“The arts, and music in particular, is the one thing we know will reach people on a deep fundamental level to change hearts and minds,” explains Wayne Kramer, former guitarist for the now-legendary Detroit-based seminal hard rock band The MC5 and co-founder of Jail Guitar Doors USA, a nonprofit program that provides musical instruments and opportunities to help rehabilitate prisoners.
In 1978, The Clash released the song, “Jail Guitar Doors.” It tells the story of the imprisonment of Kramer, who spent two years in a federal penitentiary in Lexington, Kentucky. In 2007, to honor the life of Clash founder Joe Strummer, singer songwriter Billy Bragg launched an initiative in England providing musical equipment to help rehabilitate inmates serving time in Her Majesty’s Prisons in the United Kingdom. His initiative was named for that very same song, “Jail Guitar Doors.” In 2009, Kramer partnered with Bragg to found Jail Guitar Doors USA.
In a nutshell, Kramer believes providing prisoners with the musical tools to create songs of their own can achieve a positive change of attitude, which can then initiate the work necessary to successfully return to life outside prison walls. His views are based on his own firsthand experience, both as a musician and a prisoner.
“Creating music, along with other educational and vocational programs, can be a profound force for positive change in a prisoner’s life,” he explains. “Our goal is to aid the ‘correctional’ aspect of corrections that can only come from a regenerated belief in one’s future as a positive, contributing member of society.”
How Jail Guitar Doors interfaces with prisons varies across the whole spectrum of American punishment. “In the state prisons there sometimes are music programs already up and rolling that we can augment by providing them with guitars,” he explains. “But more often, there are no programs and the guitars are the seed that can begin a program.” How instruments are provided can vary wildly depending on the facility and if people are allowed access to the guitars all the time.
Though the program is called Jail Guitar Doors, the emphasis really is on songwriting and self-expression, rather than learning an instrument per se. “I want to task people with telling their story in a song because, if you have to focus your thinking and focus your aspirations into a song, to sit and do the work of actually writing the thing out, that process is transformative,” he clarifies. “And I think it’s the first rung on the ladder in the hard work of rehabilitation and restoration—in looking inward and figuring out, ‘How the hell did I get here and what can I do to make sure I never come back to these places again?’”
In some facilities Kramer runs weekly songwriting workshops. “We have one that I’m running now in Los Angeles County Jail, in the Men’s Central Jail,” he says. “It’s the largest jail in the world. On any given day there are 18,000 to 20,000 people in the system. We meet every Tuesday night. We provide them with a dozen guitars and a few cajons. We break into groups and we write songs and we figure out how to talk to each other and how to treat each other with dignity and respect and how to have an open exchange of ideas.” Kramer says this process breaks down class differences, race differences, and gang affiliations—[the differences] all are shifted to the side in the realm of music. “It can be a model for bigger things,” he attests. “It’s the beginning of the process of changing.”
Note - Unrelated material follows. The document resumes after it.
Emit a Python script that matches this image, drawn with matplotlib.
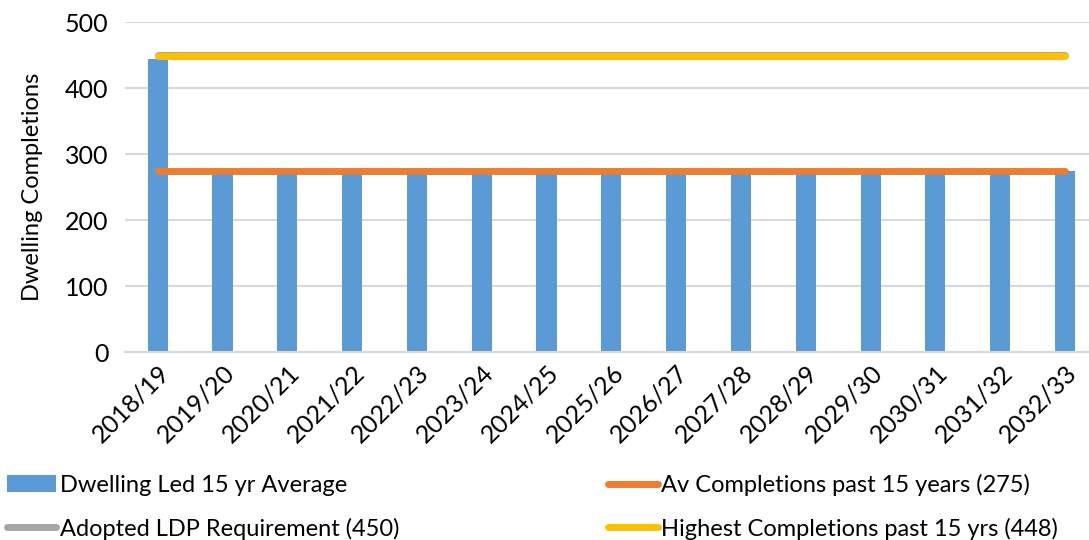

Kramer believes that American punishment, for the last 30 years, at its core, has been fundamentally retributive. “The clear goal is incapacitation,” he explains. “In other words, we warehouse human beings. But if you don’t incentivize people positively, then that same energy will be channeled transgressively. If you don’t do something to inspire them to change for the better, they will most definitely change for the worse.”
The end result, according to Kramer, is that we all end up living in a less safe world. “All these ‘get tough on crime’ laws that were sold to the American public ended up making us less safe,” he says. “We’re one group, among many around the country, who are really trying to mitigate the damage done by the greatest failure of social policy in America’s history.”
Kramer believes that arts in corrections programming is hugely important because it allows people a way to express themselves as human beings. “Because they are, in fact, human beings,” he affirms, “with the same hopes and fears and needs as everybody else. It’s my belief that the arts make life worth living, especially for people who are incarcerated. If you don’t make life worth living in a positive sense, then they will find reasons to make life worth living in a negative way.”
Though its focus is primarily on songwriting, Jail Guitar Doors does use guitars as the primary tool for teaching the craft. The organization acquires them by soliciting donations from the community at large. Or, they buy guitars at a very good rate. The Fender Corporation sells guitars to them at cost, for example.
Jail Guitar Doors has delivered guitars to more than 50 American prisons and they’ve got a waiting list of about 60 more. But the guitars aren’t gifts, says Kramer. “They are a challenge to use them as tools in a new nonconfrontational way of expression. Music is anger management. You can sit down with your guitar in a bad mood and bang on it for an hour and you feel better afterwards. It stills the waters.”